— Begin RAW RECORDS —

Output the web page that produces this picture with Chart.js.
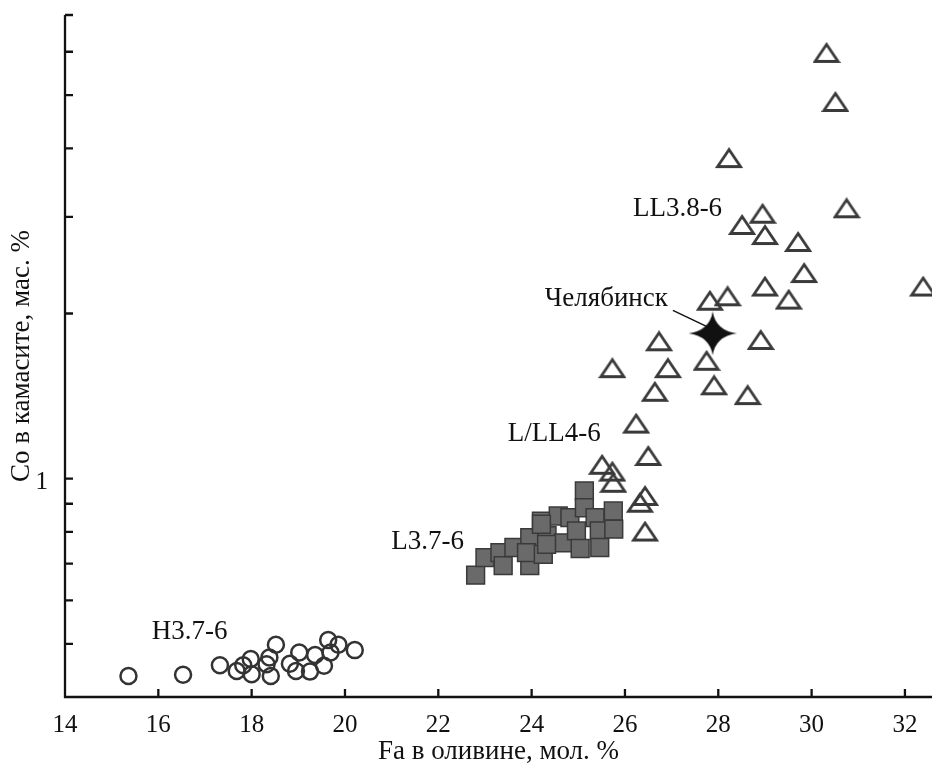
<!DOCTYPE html>
<html>
<head>
<meta charset="utf-8">
<script src="https://cdn.jsdelivr.net/npm/chart.js@4.4.0/dist/chart.umd.min.js"></script>
<style>
  html, body { margin: 0; background: #fff; }
  #wrap { width: 932px; height: 763px; }
</style>
</head>
<body>
<div id="wrap"><canvas id="c" width="932" height="763"></canvas></div>
<script>
// Fa in olivine (x) vs Co in kamacite (y, log)
const xTicks = [14, 16, 18, 20, 22, 24, 26, 28, 30, 32];
const yTicks = [0.5, 0.6, 0.7, 0.8, 0.9, 1, 2, 3, 4, 5, 6, 7];
const yLabelled = [1];

// H3.7-6 (open circles)
const hX = [15.36, 16.53, 17.32, 17.68, 17.82, 17.98, 18.0, 18.32, 18.38, 18.41, 18.52, 18.82, 18.95, 19.02, 19.25, 19.36, 19.55, 19.64, 19.69, 19.86, 20.21];
const hY = [0.437, 0.439, 0.457, 0.446, 0.457, 0.469, 0.440, 0.459, 0.472, 0.437, 0.498, 0.460, 0.446, 0.482, 0.445, 0.477, 0.456, 0.508, 0.482, 0.498, 0.487];

// L3.7-6 (grey squares)
const lX = [22.80, 23.0, 23.32, 23.39, 23.62, 23.96, 23.96, 23.89, 24.21, 24.25, 24.33, 24.57, 24.68, 24.82, 24.96, 25.04, 25.13, 25.13, 25.36, 25.45, 25.46, 25.75, 25.76, 24.21, 24.32];
const lY = [0.667, 0.718, 0.733, 0.694, 0.749, 0.781, 0.694, 0.733, 0.837, 0.728, 0.787, 0.855, 0.764, 0.849, 0.803, 0.746, 0.950, 0.885, 0.849, 0.803, 0.749, 0.873, 0.809, 0.826, 0.759];

// L/LL4-6 (open triangles)
const lllX = [26.24, 26.50, 25.51, 25.73, 25.75, 26.43, 26.32, 26.43];
const lllY = [1.26, 1.10, 1.06, 1.03, 0.983, 0.930, 0.904, 0.801];

// LL3.8-6 (open triangles)
const llX = [30.32, 30.51, 28.23, 30.75, 28.95, 28.51, 29.0, 29.71, 29.84, 32.39, 29.0, 29.51, 28.2, 27.82, 28.91, 26.73, 25.73, 26.92, 27.75, 27.91, 26.64, 28.63];
const llY = [5.97, 4.86, 3.84, 3.11, 3.04, 2.90, 2.78, 2.70, 2.37, 2.24, 2.24, 2.12, 2.15, 2.11, 1.79, 1.78, 1.59, 1.59, 1.64, 1.48, 1.44, 1.42];

// Chelyabinsk
const chX = [27.88];
const chY = [1.84];

// group labels: text, x, y (data units)
const labelText = ['H3.7-6', 'L3.7-6', 'L/LL4-6', 'LL3.8-6', 'Челябинск'];
const labelX = [15.86, 20.99, 23.49, 26.17, 26.92];
const labelY = [0.533, 0.778, 1.223, 3.14, 2.15];

const FONT = "'Liberation Serif', 'Times New Roman', serif";
const INK = '#111';

function pts(xs, ys) {
  return xs.map((v, i) => ({ x: v, y: ys[i] }));
}

// open triangle marker, a bit flatter than equilateral
function makeTriangle() {
  const c = document.createElement('canvas');
  c.width = 28; c.height = 22;
  const g = c.getContext('2d');
  g.strokeStyle = '#3a3a3a';
  g.lineWidth = 2.8;
  g.lineJoin = 'miter';
  g.beginPath();
  g.moveTo(14, 2.5);
  g.lineTo(2.5, 19.5);
  g.lineTo(25.5, 19.5);
  g.closePath();
  g.stroke();
  return c;
}

// four-pointed star
function makeStar() {
  const c = document.createElement('canvas');
  c.width = 48; c.height = 44;
  const g = c.getContext('2d');
  const cx = 24, cy = 22;
  g.fillStyle = '#111';
  g.beginPath();
  g.moveTo(cx, 0);
  g.quadraticCurveTo(cx + 3, cy - 3, 48, cy);
  g.quadraticCurveTo(cx + 3, cy + 3, cx, 44);
  g.quadraticCurveTo(cx - 3, cy + 3, 0, cy);
  g.quadraticCurveTo(cx - 3, cy - 3, cx, 0);
  g.closePath();
  g.fill();
  return c;
}

const tri = makeTriangle();
const star = makeStar();

const axesPlugin = {
  id: 'axesPlugin',
  beforeDatasetsDraw(chart) {
    const { ctx, chartArea: a, scales: { x, y } } = chart;
    ctx.save();
    ctx.strokeStyle = INK;
    ctx.lineWidth = 2.3;
    ctx.beginPath();
    ctx.moveTo(a.left, a.top);
    ctx.lineTo(a.left, a.bottom);
    ctx.lineTo(a.right, a.bottom);
    xTicks.forEach(v => {
      const px = x.getPixelForValue(v);
      ctx.moveTo(px, a.bottom);
      ctx.lineTo(px, a.bottom - 8);
    });
    yTicks.forEach(v => {
      const py = y.getPixelForValue(v);
      ctx.moveTo(a.left, py);
      ctx.lineTo(a.left + 8, py);
    });
    ctx.stroke();
    ctx.restore();
  },
  afterDatasetsDraw(chart) {
    const { ctx, scales: { x, y } } = chart;
    ctx.save();
    ctx.fillStyle = INK;
    ctx.font = '27px ' + FONT;
    ctx.textBaseline = 'middle';
    labelText.forEach((t, i) => {
      ctx.textAlign = t === 'Челябинск' ? 'right' : 'left';
      ctx.fillText(t, x.getPixelForValue(labelX[i]), y.getPixelForValue(labelY[i]) + 3);
    });
    // leader line from the label to the star
    const x0 = x.getPixelForValue(labelX[4]) + 5;
    const y0 = y.getPixelForValue(labelY[4]) + 14;
    const x1 = x.getPixelForValue(chX[0]) - 2;
    const y1 = y.getPixelForValue(chY[0]) - 5;
    ctx.strokeStyle = INK;
    ctx.lineWidth = 1.4;
    ctx.beginPath();
    ctx.moveTo(x0, y0);
    ctx.lineTo(x1, y1);
    ctx.stroke();
    ctx.restore();
  }
};

new Chart(document.getElementById('c'), {
  type: 'scatter',
  data: {
    datasets: [
      {
        label: 'H3.7-6',
        data: pts(hX, hY),
        pointStyle: 'circle',
        pointRadius: 8,
        backgroundColor: 'rgba(255,255,255,0)',
        borderColor: '#333',
        borderWidth: 2.5
      },
      {
        label: 'L3.7-6',
        data: pts(lX, lY),
        pointStyle: 'rect',
        pointRadius: 12.6,
        backgroundColor: '#6a6a6a',
        borderColor: '#3a3a3a',
        borderWidth: 1.5
      },
      {
        label: 'L/LL4-6',
        data: pts(lllX, lllY),
        pointStyle: tri,
        pointRadius: 10
      },
      {
        label: 'LL3.8-6',
        data: pts(llX, llY),
        pointStyle: tri,
        pointRadius: 10
      },
      {
        label: 'Челябинск',
        data: pts(chX, chY),
        pointStyle: star,
        pointRadius: 20
      }
    ]
  },
  options: {
    responsive: false,
    animation: false,
    devicePixelRatio: 1,
    layout: { autoPadding: false, padding: { top: 15, right: 0, bottom: 0, left: 0 } },
    plugins: {
      legend: { display: false },
      tooltip: { enabled: false }
    },
    elements: { point: { hoverRadius: 0 } },
    scales: {
      x: {
        type: 'linear',
        min: 14,
        max: 32.58,
        afterBuildTicks: s => { s.ticks = xTicks.map(v => ({ value: v })); },
        afterFit: s => { s.height = 66; s.paddingLeft = 0; s.paddingRight = 0; },
        grid: { display: false, drawTicks: false },
        border: { display: false },
        ticks: {
          autoSkip: false,
          maxRotation: 0,
          padding: 13,
          color: INK,
          font: { family: FONT, size: 25 },
          callback: v => String(v)
        },
        title: {
          display: true,
          text: 'Fa в оливине, мол. %',
          color: INK,
          padding: 0,
          font: { family: FONT, size: 27, lineHeight: 0.8 }
        }
      },
      y: {
        type: 'logarithmic',
        min: 0.4,
        max: 7,
        afterBuildTicks: s => { s.ticks = yTicks.map(v => ({ value: v })); },
        afterFit: s => { s.width = 65; s.paddingTop = 0; s.paddingBottom = 0; },
        grid: { display: false, drawTicks: false },
        border: { display: false },
        ticks: {
          autoSkip: false,
          padding: 17,
          labelOffset: 4,
          color: INK,
          font: { family: FONT, size: 25 },
          callback: v => (yLabelled.includes(v) ? String(v) : '')
        },
        title: {
          display: true,
          text: 'Co в камасите, мас. %',
          color: INK,
          padding: { top: 6, bottom: 0 },
          font: { family: FONT, size: 27, lineHeight: 1.2 }
        }
      }
    }
  },
  plugins: [axesPlugin]
});
</script>
</body>
</html>
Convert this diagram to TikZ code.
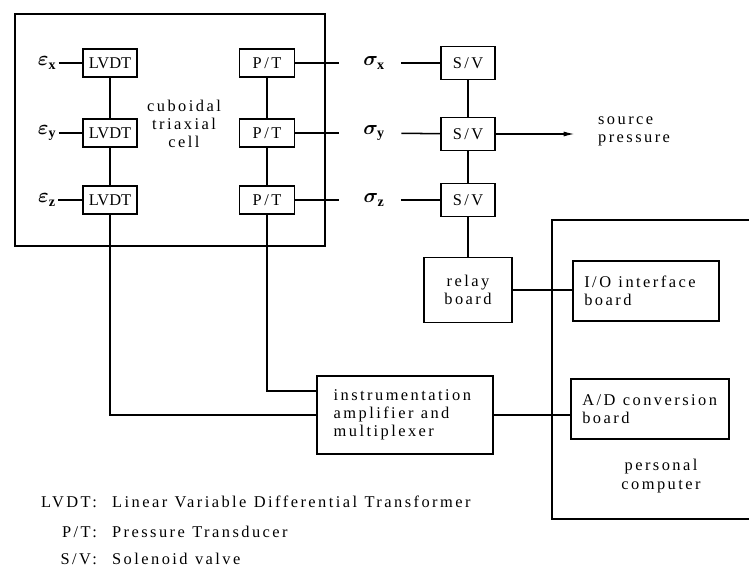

— End RAW RECORDS —

GOAL
Looking at the entries above, say how many lines contain the word "this". Only the number is wanted.

CORRECT OUTPUT
2